Back to Belinda. We were friends. She didn't care that the high school boys weren't interested in her because she didn't waste time with high school boys. She went out with airmen from the base where our dads were stationed.

She even became engaged to one of them in December, then decided that she didn't want to be engaged after all. I had to help her return the ring. She drove us to his place, then I rang the doorbell and delivered the ring, which made me very nervous because he got angry. She had already told him on the phone that she was breaking up with him, but I guess he didn't believe her.

A few months later, they were back together. She asked me to be her maid of honor at their summer wedding.

Sure, I agreed, not realizing that being in a wedding is an expensive pain in the neck where you will probably be forced to wear lavender, a color that looks good on nobody. I was flattered to be asked to be in a wedding.
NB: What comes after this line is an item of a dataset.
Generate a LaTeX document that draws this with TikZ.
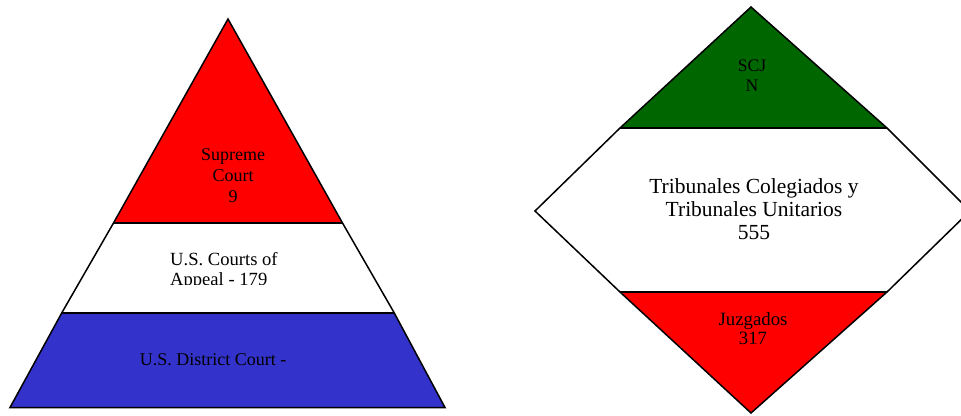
\documentclass[tikz,border=0pt]{standalone}
\usepackage{fontspec}
\setmainfont{Liberation Serif}
\usepackage{xcolor}
\definecolor{courtred}{HTML}{FF0000}
\definecolor{courtblue}{HTML}{3333CC}
\definecolor{courtgreen}{HTML}{006600}
\begin{document}
\begin{tikzpicture}[x=1pt, y=-1pt, band/.style={draw=black, line width=1.5pt, line join=miter}, split/.style={draw=black, line width=2pt}, every node/.style={font=\fontsize{18}{21}\selectfont, inner sep=0pt, align=center, anchor=base}]
  \useasboundingbox (0,0) rectangle (961,415);
  % left pyramid
  \fill[courtred] (228,19) -- (342.5,223) -- (113.5,223) -- cycle;
  \fill[white] (113.5,223) -- (342.5,223) -- (394,312.5) -- (62,312.5) -- cycle;
  \fill[courtblue] (62,312.5) -- (394,312.5) -- (445,407.5) -- (10,407.5) -- cycle;
  \draw[band] (228,19) -- (342.5,223) -- (394,312.5) -- (445,407.5) -- (10,407.5) -- (62,312.5) -- (113.5,223) -- cycle;
  \draw[split] (113.5,223) -- (342.5,223);
  \draw[split] (62,312.5) -- (394,312.5);
  \node (supreme) at (233,202.5) {Supreme\\Court\\9};
  \begin{scope}
    \clip (62,224) rectangle (394,284);
    \node[align=left, anchor=base west, font=\fontsize{18.6}{20}\selectfont] (appeals) at (170,285) {U.S. Courts of\\Appeal - 179};
  \end{scope}
  \node (district) at (213,365) {U.S. District Court -};
  % right diamond
  \fill[courtgreen] (751,7) -- (887,128) -- (620,128) -- cycle;
  \fill[white] (620,128) -- (887,128) -- (970,211) -- (887,292) -- (620,292) -- (535,211) -- cycle;
  \fill[courtred] (620,292) -- (887,292) -- (751,413) -- cycle;
  \draw[band] (751,7) -- (887,128) -- (970,211) -- (887,292) -- (751,413) -- (620,292) -- (535,211) -- (620,128) -- cycle;
  \draw[split] (620,128) -- (887,128);
  \draw[split] (620,292) -- (887,292);
  \node[font=\fontsize{17.6}{20}\selectfont] (scjn) at (752,91.7) {SCJ\\N};
  \node[font=\fontsize{21.5}{23}\selectfont] (tribunales) at (754,239) {Tribunales Colegiados y\\Tribunales Unitarios\\555};
  \node[font=\fontsize{18.8}{18.8}\selectfont] (juzgados) at (753,344.3) {Juzgados\\317};
\end{tikzpicture}
\end{document}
Now, I am very happy that almost all my friends are married and that I will never have to go through that again.

And nobody - nobody! - ever gets to wear the dress again. Unless you do as I did and buy a Vera Wang lavender bridesmaid dress at the Junior League thrift shop to wear to a Halloween party, with the theme being, "See? I wore it again."

Which was almost as good as the blue dress that I wore with a Q-tip pinned to the chest back in the late 90s. I was a White House intern.

She told me I could wear whatever I wanted. I decided the perfect bridesmaid dress would be a Gunnesax off the shoulder gown made with blue krinkle cloth and lots of cream ribbon trim and beads.

I spent hours making that thing. Hours. Hours and hours.

And then she broke off the engagement. Again.

We graduated. I went off to college, she stayed at home and got a job. I didn't wear the dress. We didn't write. We didn't call. We had been friends of the moment and now our lives had gone in different directions.

In March, I got a letter from her. She was getting married. Different guy, this time. Would I be her maid of honor?

I didn't know what to say. I know now, of course. I should have said something to release her from what was surely a sense of obligation. I should have said that I would hate for one of her more deserving friends - there were three other bridesmaids - not to have the honor.

Only how do you say something like that tactfully? Even if I know she asked me only because she had already asked me for the other wedding, telling her I didn't want to do it seemed insulting.

So I said yes.

This time, she had fabric and a pattern picked out. A far simpler, more elegant dress than the Gunnesax dress. But still, another dress I would never wear again. Was it lavender? I think it was. That was when my hate affair with lavender began. I had to wear lavender in two other weddings after that. I never want to see that color unless it is on an actual lavender plant again.

She was five months pregnant at her June wedding. She looked lovely - blooming and blushing in a dress she had made herself.

But I knew nobody at the wedding except her. I felt like a fraud as I posed for photos. I should have had the guts to tell her no, I didn't want to be in the wedding. Thirty years later, she probably looks at her wedding photos and wonders, "Now who was that woman standing next to me?"

She had her baby after I had gone back to school for my sophomore year. I went to see her over Christmas break. She was living with her mom and dad because her husband had been posted overseas. She had taken down the Police posters that had adorned her bedroom walls. Now the room was filled with a crib and other baby stuff. He was a cute baby as far as babies go, but we didn't have that much to talk about.

I have not spoken to her since. I wonder what ever happened to her. I hope she's happy.